The Jammu and Kashmir and Ladakh High Court has ruled that displaced Kashmiri Pandit women retain their migrant status even after marrying non-migrants and are entitled to the jobs reserved for them in Kashmir.
Non-migrants can include locals who did not migrateor outsiders.
Many believe the court directive highlights the government’s failure to ensure gender equality in Jammu and Kashmir as this issue should have been addressed long ago without the need for court intervention. Instead, it was the Union Territory’s administration that challenged the right of women to secure jobs in the Valley if they married non-migrants.
Thousands of government jobs have been allocated to displaced Kashmiris, almost all of them Pandits, since 2009 to facilitate their return to Kashmir. Married Pandit women are eligible for these jobs only if they are married to migrants, which means that those who marry non-migrants do not qualify.

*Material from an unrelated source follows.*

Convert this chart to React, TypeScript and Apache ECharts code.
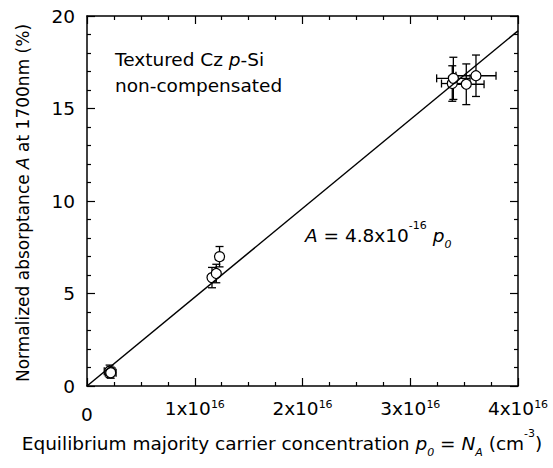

A bench of Justices Atul Sreedharan and Mohammad Yousuf Wani said the contention that a woman would lose her status as a migrant “only because she, out of the natural urge of forming a family, had to marry a non-migrant on account of existing circumstances, would be grossly discriminatory and militates against the very concept of justice”.
“This discrimination becomes even more brazen when a male migrant continues to remain a migrant notwithstanding the fact that he has married a non-migrant. Such a situation has arisen only on account of the patriarchy.... In matters relating to employment under the state/UT, such discrimination cannot be countenanced,”the bench added.